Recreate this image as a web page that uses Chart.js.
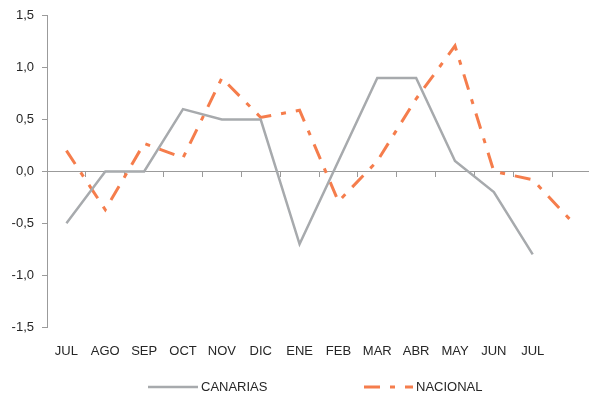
<!DOCTYPE html>
<html>
<head>
<meta charset="utf-8">
<script src="https://cdn.jsdelivr.net/npm/chart.js@4"></script>
<style>
  html, body { margin: 0; padding: 0; background: #fff; overflow: hidden; }
  #wrap { width: 592px; height: 401px; }
</style>
</head>
<body>
<div id="wrap"><canvas id="c" width="592" height="401"></canvas></div>
<script>
const categories = ['JUL','AGO','SEP','OCT','NOV','DIC','ENE','FEB','MAR','ABR','MAY','JUN','JUL',''];
const canarias = [-0.5, 0.0, 0.0, 0.6, 0.5, 0.5, -0.7, 0.1, 0.9, 0.9, 0.1, -0.2, -0.8, null];
const nacional = [0.2, -0.37, 0.27, 0.13, 0.9, 0.52, 0.59, -0.29, 0.1, 0.7, 1.21, 0.0, -0.08, -0.48];
const yTicks = [-1.5, -1.0, -0.5, 0.0, 0.5, 1.0, 1.5];

const GRAY = '#a7aaad';
const ORANGE = '#f57d4c';
const AXIS = '#9b9b9b';
const TEXT = '#262626';
const FONT = { family: '"Liberation Sans", Arial, sans-serif', size: 13 };

const legendPlugin = {
  id: 'customLegend',
  afterDraw(chart) {
    const ctx = chart.ctx;
    const items = [
      { ds: chart.data.datasets[0], x0: 148, x1: 198, tx: 201 },
      { ds: chart.data.datasets[1], x0: 364, x1: 413, tx: 416 }
    ];
    const y = 387;
    ctx.save();
    items.forEach(it => {
      ctx.beginPath();
      ctx.setLineDash(it.ds.borderDash || []);
      ctx.lineWidth = it.ds.borderWidth;
      ctx.strokeStyle = it.ds.borderColor;
      ctx.lineCap = 'butt';
      ctx.moveTo(it.x0, y);
      ctx.lineTo(it.x1, y);
      ctx.stroke();
      ctx.setLineDash([]);
      ctx.fillStyle = TEXT;
      ctx.font = FONT.size + 'px ' + FONT.family;
      ctx.textBaseline = 'middle';
      ctx.textAlign = 'left';
      ctx.fillText(it.ds.label, it.tx, y);
    });
    ctx.restore();
  }
};

new Chart(document.getElementById('c'), {
  type: 'line',
  data: {
    labels: categories,
    datasets: [
      { label: 'CANARIAS', data: canarias, borderColor: GRAY, backgroundColor: GRAY,
        borderWidth: 2.5, pointRadius: 0, tension: 0, xAxisID: 'x', yAxisID: 'y' },
      { label: 'NACIONAL', data: nacional, borderColor: ORANGE, backgroundColor: ORANGE,
        borderWidth: 3, borderDash: [16, 10, 5, 10], pointRadius: 0, tension: 0, xAxisID: 'x', yAxisID: 'y' }
    ]
  },
  options: {
    responsive: false,
    animation: false,
    events: [],
    layout: { padding: { top: 12, right: 1, bottom: 34, left: 0 } },
    plugins: { legend: { display: false }, tooltip: { enabled: false } },
    scales: {
      x: {
        type: 'category',
        position: { y: 0 },
        offset: true,
        grid: { offset: true, drawOnChartArea: false, drawTicks: true, tickLength: 5, color: AXIS, lineWidth: 1 },
        border: { display: true, color: AXIS, width: 1 },
        ticks: { display: false }
      },
      x2: {
        type: 'category',
        labels: categories,
        position: 'bottom',
        offset: true,
        grid: { display: false, drawTicks: false },
        border: { display: false },
        ticks: { color: TEXT, font: FONT, padding: 17, autoSkip: false, maxRotation: 0 },
        afterFit(s) { s.height = 40; }
      },
      y: {
        min: -1.5, max: 1.5,
        afterBuildTicks(s) { s.ticks = yTicks.map(v => ({ value: v })); },
        grid: { drawOnChartArea: false, drawTicks: true, tickLength: 5, color: AXIS, lineWidth: 1 },
        border: { display: true, color: AXIS, width: 1 },
        ticks: { color: TEXT, font: FONT, padding: 8,
          callback: v => v.toFixed(1).replace('.', ',') },
        afterFit(s) { s.width = 47; }
      }
    }
  },
  plugins: [legendPlugin]
});
</script>
</body>
</html>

**WRITTEN EXERCISE:**
Please quote the lines of the material, beginning with the first and ending with the one that contains "const yTicks = [-1.5, -1.0, -0.5, 0.0, 0.5, 1.0, 1.5];", exactly as written and without any pictures.

**WRITTEN RESPONSE:**
Recreate this image as a web page that uses Chart.js.
<!DOCTYPE html>
<html>
<head>
<meta charset="utf-8">
<script src="https://cdn.jsdelivr.net/npm/chart.js@4"></script>
<style>
  html, body { margin: 0; padding: 0; background: #fff; overflow: hidden; }
  #wrap { width: 592px; height: 401px; }
</style>
</head>
<body>
<div id="wrap"><canvas id="c" width="592" height="401"></canvas></div>
<script>
const categories = ['JUL','AGO','SEP','OCT','NOV','DIC','ENE','FEB','MAR','ABR','MAY','JUN','JUL',''];
const canarias = [-0.5, 0.0, 0.0, 0.6, 0.5, 0.5, -0.7, 0.1, 0.9, 0.9, 0.1, -0.2, -0.8, null];
const nacional = [0.2, -0.37, 0.27, 0.13, 0.9, 0.52, 0.59, -0.29, 0.1, 0.7, 1.21, 0.0, -0.08, -0.48];
const yTicks = [-1.5, -1.0, -0.5, 0.0, 0.5, 1.0, 1.5];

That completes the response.